Experimental characterization and finite element validation of orthotropic 3D-printed polymeric parts

Abstract

Components fabricated via Fused Filament Fabrication (FFF) have an anisotropic response, which is further complicated by an intra-part and a part-to-part variation of their mechanical properties. In addition, the mechanical characterization and analysis process has not been standardized yet, making it difficult to assess the structural behavior and verify the compliance of a part with the performance criteria in service. This paper intends to fill this gap for specific printing process parameters. First, it speculates that a linear infill with a 100% infill could help to reduce the anisotropy of the parts to a mild orthotropy. Thin components have provided a quick and preliminary confirmation of the approach.

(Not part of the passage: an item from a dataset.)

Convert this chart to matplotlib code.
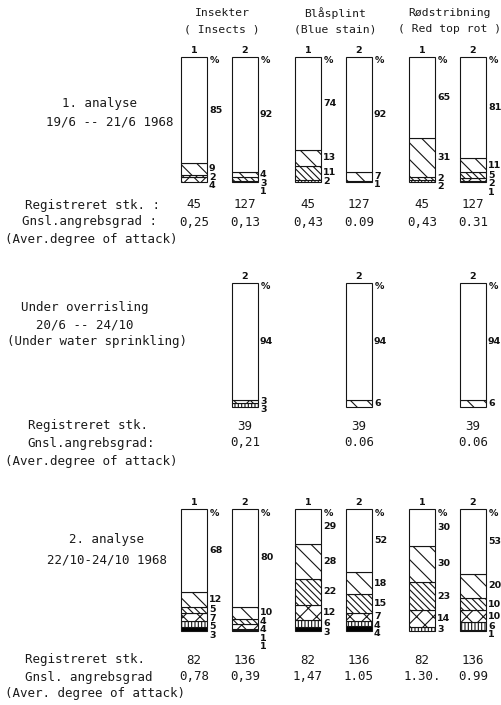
import matplotlib
matplotlib.use("Agg")
import matplotlib.pyplot as plt

W, H = 502, 705

# attack classes 0..5 (0 = no attack, 5 = heaviest attack)
class_hatch = [None, "\\\\", "\\\\\\\\\\", "xx", "|||||", None]
class_face = ["white", "white", "white", "white", "white", "black"]

group_titles = ["Insekter\n( Insects )", "Blåsplint\n(Blue stain)", "Rødstribning\n( Red top rot )"]

# percentage of logs per attack class, one row per bar
first_pct = [
    [85, 9, 2, 4, 0, 0],
    [92, 4, 3, 1, 0, 0],
    [74, 13, 11, 0, 2, 0],
    [92, 7, 1, 0, 0, 0],
    [65, 31, 2, 0, 2, 0],
    [81, 11, 5, 2, 1, 0],
]
first_ids = ["1", "2", "1", "2", "1", "2"]
first_n = ["45", "127", "45", "127", "45", "127"]
first_avg = ["0,25", "0,13", "0,43", "0.09", "0,43", "0.31"]

sprinkled_pct = [
    [94, 0, 0, 3, 3, 0],
    [94, 6, 0, 0, 0, 0],
    [94, 6, 0, 0, 0, 0],
]
sprinkled_ids = ["2", "2", "2"]
sprinkled_n = ["39", "39", "39"]
sprinkled_avg = ["0,21", "0.06", "0.06"]

second_pct = [
    [68, 12, 5, 7, 5, 3],
    [80, 10, 4, 4, 1, 1],
    [29, 28, 22, 12, 6, 3],
    [52, 18, 15, 7, 4, 4],
    [30, 30, 23, 14, 3, 0],
    [53, 20, 10, 10, 6, 1],
]
second_ids = ["1", "2", "1", "2", "1", "2"]
second_n = ["82", "136", "82", "136", "82", "136"]
second_avg = ["0,78", "0,39", "1,47", "1.05", "1.30.", "0.99"]

# layout (pixels)
x_all = [194, 245, 308, 359, 422, 473]
x_second = [245, 359, 473]
bar_w = 26
group_x = [222, 335, 450]

plt.rcParams["hatch.linewidth"] = 0.8
LBL = dict(family="DejaVu Sans Mono", fontsize=9, color="#1a1a1a")
HEAD = dict(family="DejaVu Sans Mono", fontsize=8.2, color="#1a1a1a")
PCT = dict(family="DejaVu Sans", fontsize=6.8, fontweight="bold", color="#111")

fig = plt.figure(figsize=(W / 100, H / 100), dpi=100)
fig.patch.set_facecolor("white")

# overlay axes in pixel coordinates for the free text
txt = fig.add_axes([0, 0, 1, 1])
txt.set_xlim(0, W)
txt.set_ylim(H, 0)
txt.axis("off")


def draw_section(pct, ids, xs, top, bottom):
    ax = fig.add_axes([0, 1 - bottom / H, 1, (bottom - top) / H])
    ax.set_xlim(0, W)
    ax.set_ylim(0, 100)
    ax.axis("off")
    px_per_pct = (bottom - top) / 100.0
    for row, bid, x in zip(pct, ids, xs):
        # stack from heaviest class at bottom up to class 0 at top
        base = 0
        for cls in range(5, -1, -1):
            v = row[cls]
            if v <= 0:
                continue
            ax.bar(x, v, bottom=base, width=bar_w, facecolor=class_face[cls],
                   edgecolor="#151515", linewidth=0.8, hatch=class_hatch[cls],
                   clip_on=False)
            base += v
        # value labels, top to bottom, pushed apart where segments are thin
        gap = 8.5 / px_per_pct
        top_edge = 100
        prev = None
        for cls in range(6):
            v = row[cls]
            if v <= 0:
                continue
            centre = top_edge - v / 2
            y = centre if prev is None else min(centre, prev - gap)
            ax.text(x + bar_w / 2 + 2, y, str(v), ha="left", va="center",
                    clip_on=False, **PCT)
            prev = y
            top_edge -= v
        ax.text(x, 100 + 6 / px_per_pct, bid, ha="center", va="center",
                clip_on=False, **PCT)
        ax.text(x + bar_w / 2 + 3, 100 - 4 / px_per_pct, "%", ha="left",
                va="center", clip_on=False, **PCT)


def draw_rows(xs, n, avg, y_n, y_avg):
    for x, a, b in zip(xs, n, avg):
        txt.text(x, y_n, a, ha="center", va="center", **LBL)
        txt.text(x, y_avg, b, ha="center", va="center", **LBL)


# column headings
for gx, title in zip(group_x, group_titles):
    l1, l2 = title.split("\n")
    txt.text(gx, 13, l1, ha="center", va="center", **HEAD)
    txt.text(gx, 29, l2, ha="center", va="center", **HEAD)

# 1. analyse
draw_section(first_pct, first_ids, x_all, 57, 182)
txt.text(100, 103, "1. analyse", ha="center", va="center", **LBL)
txt.text(110, 122, "19/6 -- 21/6 1968", ha="center", va="center", **LBL)
txt.text(25, 205, "Registreret stk. :", ha="left", va="center", **LBL)
txt.text(22, 222, "Gnsl.angrebsgrad :", ha="left", va="center", **LBL)
txt.text(5, 239, "(Aver.degree of attack)", ha="left", va="center", **LBL)
draw_rows(x_all, first_n, first_avg, 205, 222)

# under water sprinkling
draw_section(sprinkled_pct, sprinkled_ids, x_second, 283, 407)
txt.text(85, 308, "Under overrisling", ha="center", va="center", **LBL)
txt.text(85, 325, "20/6 -- 24/10", ha="center", va="center", **LBL)
txt.text(97, 342, "(Under water sprinkling)", ha="center", va="center", **LBL)
txt.text(28, 426, "Registreret stk.", ha="left", va="center", **LBL)
txt.text(27, 443, "Gnsl.angrebsgrad:", ha="left", va="center", **LBL)
txt.text(5, 461, "(Aver.degree of attack)", ha="left", va="center", **LBL)
draw_rows(x_second, sprinkled_n, sprinkled_avg, 426, 443)

# 2. analyse
draw_section(second_pct, second_ids, x_all, 509, 631)
txt.text(107, 539, "2. analyse", ha="center", va="center", **LBL)
txt.text(107, 560, "22/10-24/10 1968", ha="center", va="center", **LBL)
txt.text(25, 660, "Registreret stk.", ha="left", va="center", **LBL)
txt.text(25, 677, "Gnsl. angrebsgrad", ha="left", va="center", **LBL)
txt.text(5, 694, "(Aver. degree of attack)", ha="left", va="center", **LBL)
draw_rows(x_all, second_n, second_avg, 660, 677)

fig.savefig("out.png", dpi=100, facecolor="white")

After an initial test setup design, which was required to standardize the method, the in-plane behavior was studied. Classical dog-bone specimens returned unsatisfactory results when coupled with the internal structures. As a result, the paper takes inspiration from the test methods for Uni-Directional Composites (UDCs). It uses sets of Design of Experiments (DoEs) to determine the optimal shape of the tabs. This method managed to quantify the factors of the 3 × 3 reduced elastic coefficients matrix. Finally, the paper presents a set of three-point bending, simple bending, and bending–torsion tests on samples featuring different laminations. 2D FE models tuned with the experimental properties simulated them, following the Classical Lamination Theory (CLT) approach. For consistency, a shear penalization was introduced for the out-of-plane shear. The FE models delivered an excellent mechanical response prediction; this result appears to validate the approach and the method and endorses 2D FEM and CLT as reliable tools to analyze linear infill FFF parts.